One of the Masseria’s old presses. In Roman times, the wheel was turned by slaves. It was known as the “blood wheel” because if the slaves slowed their pace, they were whipped. Later, slaves were replaced by donkeys. Today, machines produce in an hour what it took humans and donkeys 24 hours and profound misery to produce.

 Since then, for six generations, the Rodio family has been in the business, producing olive oil first for lighting and, more recently, for cooking and sprinkling on tomatoes.  Today, Rodio produces three major varieties, one light and fruity, one spicy, and the one that is my favorite, simply because it comes from the fruit of one of the most ancient trees.

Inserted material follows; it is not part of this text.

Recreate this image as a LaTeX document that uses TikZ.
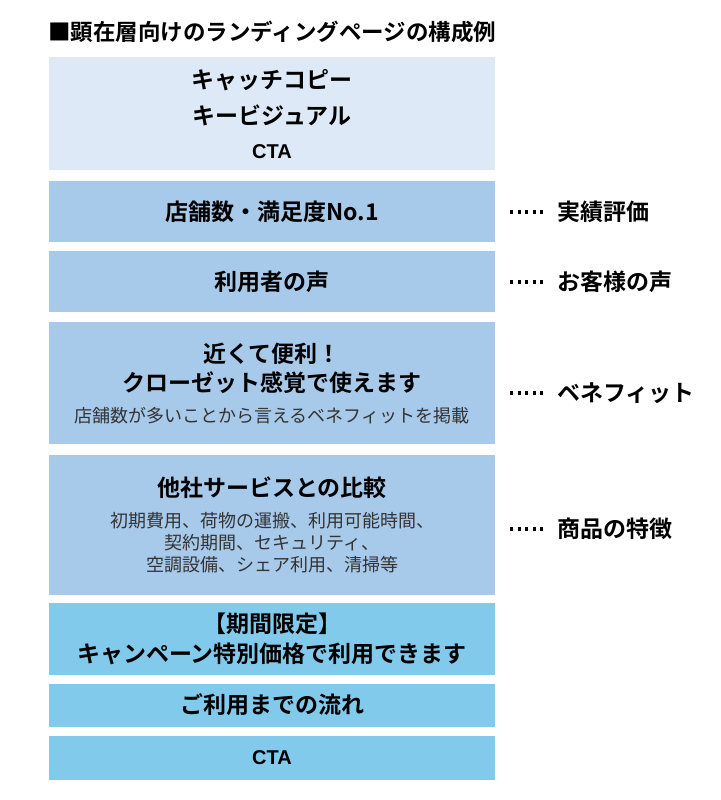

Corrado Rodio, showing an old filter used in pressing oil from olives

 Rodio hopes that his son, 9, and daughter, 13,  will take over the masseria when the time comes, adding a 7th and perhaps 8th generation to the family business, of which he is deeply honored to be a part.

 “These trees are a national and a human treasure,” he said. “I am their steward, not their owner.  They will outlast me and my children by hundreds, maybe thousands of years.  In contrast, we are here for only a very short time.”

 Since my visit, I have planted my own little olive tree that I ordered from a local nursery.  It grows, slowly, in a small ceramic pot, surviving on the weak Wisconsin light coming in from my window.  It’s humbling to think that this little tree, if circumstances allowed, could still be here a thousand years from now, long after I, and perhaps even Wisconsin, have gone.

My little olive, growing in Wisconsin


2 Responses to “Pre-Christian Tree Still Bearing Fruit”

  1. Vigla November 23, 2011 at 1:15 pm #

    Wonder if there are any trees in Greece that old or older since the Greek golden age predates Roman times.

    • KuZina November 25, 2011 at 4:42 pm #

      That’s a very good question . . . I will see if I can find out!